Besides our discussion on his ambition, the both of us also talked about the merits of women from different countries. We had debated this topic on the bus to Vivo City, much to the disgust of some ugly Shitholer woman who was sitting nearby. After I told him of the possibility of procuring Thai professionals for his enjoyment, he grew excited and bid me to tell him where such services might be found. Eager not to disappoint him, I rang up my friend who had had prior experience and asked him to send me the contact. (It has been five days since and I still haven’t heard from him. The useless bugger.)

As the night was still young, we decided to check out the night life in Tanjong Pagar. Fuzz Car showed me the bar where his Thai ‘girlfriend’ used to work at. He said she was dismissed by the management because one idiot beat up another idiot over her. The establishment was closed and I wouldn’t be surprised if it had closed permanently. We walked around the vicinity looking for interesting things but were left disappointed. For a district known for its pubs and discos, Tanjong Pagar was surprisingly quiet. We checked out a massage parlor but was turned off by the ugly woman at the counter. We made some excuse and beat a hasty departure.

We soon found our way to Chinatown – on the way we saw one gorgeous KTV hostess – and Fuzz Car’s need for sex grew more desperate. I told him to be patient, for I knew certain establishments there offered the services he craved for. Sure enough we saw a few ‘spas’ and ‘massage parlors’ and the first one we checked out offered high class massages. Sammyboy described this establishment as over-priced and this could not have been truer. Paying $150 for a 45 minute massage was ridiculous and I told Fuzz Car to get out before his loins overrode his common sense.

The next one we hit offered genuine Thai massage.
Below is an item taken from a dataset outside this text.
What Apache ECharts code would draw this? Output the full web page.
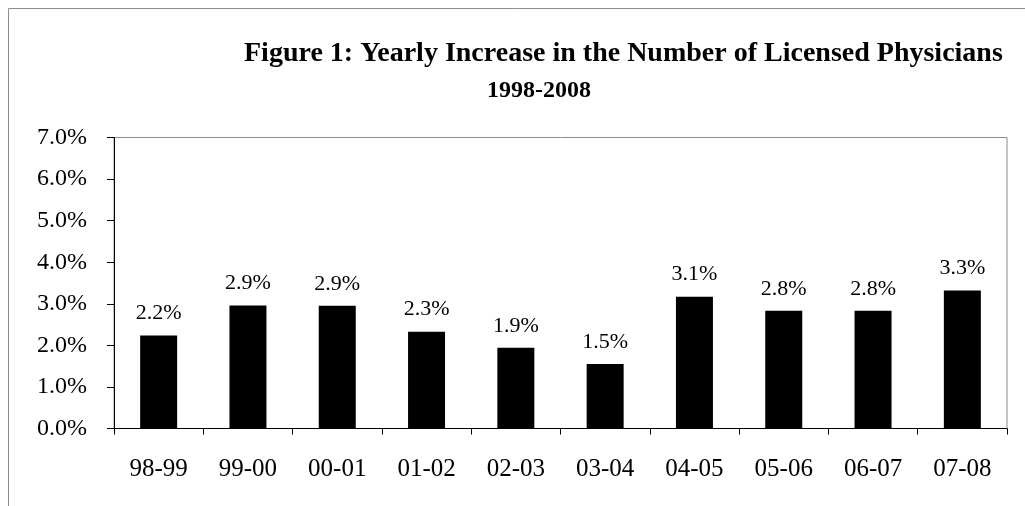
<!DOCTYPE html>
<html>
<head>
<meta charset="utf-8">
<script src="https://cdn.jsdelivr.net/npm/echarts@6/dist/echarts.min.js"></script>
<style>
  html, body { margin: 0; padding: 0; background: #fff; }
  #chart { width: 1025px; height: 506px; }
</style>
</head>
<body>
<div id="chart"></div>
<script>
const titleLine1 = 'Figure 1: Yearly Increase in the Number of Licensed Physicians';
const titleLine2 = '1998-2008';
const categories = ['98-99', '99-00', '00-01', '01-02', '02-03', '03-04', '04-05', '05-06', '06-07', '07-08'];
const values = [2.24, 2.96, 2.95, 2.33, 1.94, 1.55, 3.17, 2.83, 2.83, 3.32];
const valueLabels = ['2.2%', '2.9%', '2.9%', '2.3%', '1.9%', '1.5%', '3.1%', '2.8%', '2.8%', '3.3%'];
const yMin = 0, yMax = 7, yStep = 1;

const serif = '"Liberation Serif", "Times New Roman", serif';
const chart = echarts.init(document.getElementById('chart'), null, { renderer: 'canvas' });
chart.setOption({
  animation: false,
  backgroundColor: '#ffffff',
  graphic: [{
    type: 'rect', shape: { x: 8.5, y: 8.5, width: 1100, height: 600 },
    style: { fill: 'none', stroke: '#8c8c8c', lineWidth: 1 }, z: -1
  }],
  title: [{
    text: titleLine1, left: 239, top: 35,
    textStyle: { fontFamily: serif, fontWeight: 'bold', fontSize: 28, color: '#000' }
  }, {
    text: titleLine2, left: 534, top: 74, textAlign: 'center',
    textStyle: { fontFamily: serif, fontWeight: 'bold', fontSize: 24, color: '#000' }
  }],
  grid: {
    left: 114, right: 18, top: 137.5, bottom: 77.5,
    show: true, borderColor: '#8c8c8c', borderWidth: 1, backgroundColor: '#fff'
  },
  xAxis: {
    type: 'category', data: categories, boundaryGap: true,
    axisLine: { lineStyle: { color: '#000', width: 1 } },
    axisTick: { show: true, length: 6, lineStyle: { color: '#000' } },
    axisLabel: { margin: 28, fontFamily: serif, fontSize: 25, color: '#000' }
  },
  yAxis: {
    type: 'value', min: yMin, max: yMax, interval: yStep,
    splitLine: { show: false },
    axisLine: { show: true, lineStyle: { color: '#000', width: 1 } },
    axisTick: { show: true, length: 7, lineStyle: { color: '#000' } },
    axisLabel: { margin: 27, fontFamily: serif, fontSize: 24, color: '#000',
      formatter: v => v.toFixed(1) + '%' }
  },
  series: [{
    type: 'bar', data: values, barWidth: 37,
    itemStyle: { color: '#000' },
    label: { show: true, position: 'top', distance: 11, fontFamily: serif, fontSize: 22, color: '#000',
      formatter: p => valueLabels[p.dataIndex] }
  }]
});
</script>
</body>
</html>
Before we went up I told him it was the real thing but he didn’t believe me and egged me on. I was a bit irritated that he was behaving like a schoolboy. He was the one who wanted sex, so why rely on me to do the asking? And it was not as if he was a blushing schoolboy! His insistence that I asked, hoping to catch a glimpse of the girls (to see if they were pretty) while we were inside the establishment, was infuriating. He might as well ask the receptionist to arrange for ‘a pretty one’. Now, wouldn’t that have been a lot easier?! In the end, I was right and his hunger was left unsated.
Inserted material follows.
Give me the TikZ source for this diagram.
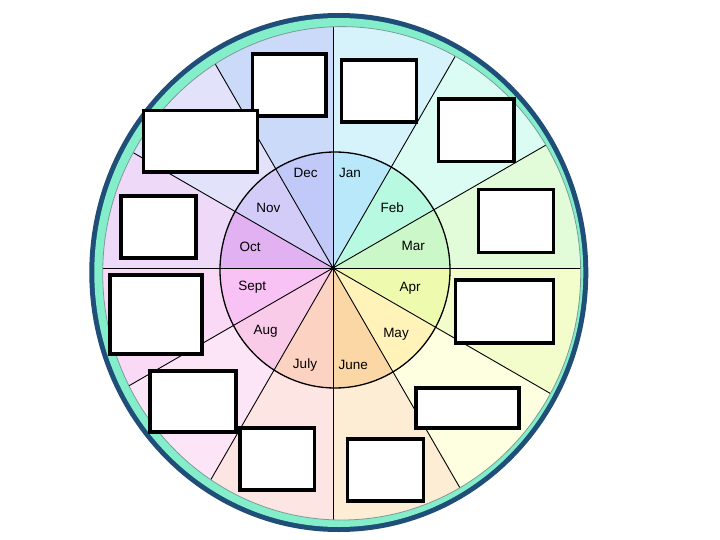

The third – and last one – had very good ambiance. The receptionist, a pretty lady of probably Japanese or Korean ancestry, answered our inquires in a friendly and professional manner. I would not have minded if she massaged me, such was her attractiveness. It was by then 10 pm, and we were told we had to wait for 30 minutes for the massage, which would have been fine if the shop didn’t close at 11 pm. I made some excuses about going for our slop first and discreetly dragged my besotted friend out. If I were not around he would have waited and then ended up paying for a rushed job.

In the end, he didn’t manage to get what he came for. I sympathized with him, but he really deserved a bit of a rollicking. I have friends who whore regularly and none are as pathetic as my friend. Fuzz Car is in serious need of some re-education. It is fortunate for him that he has friends like me.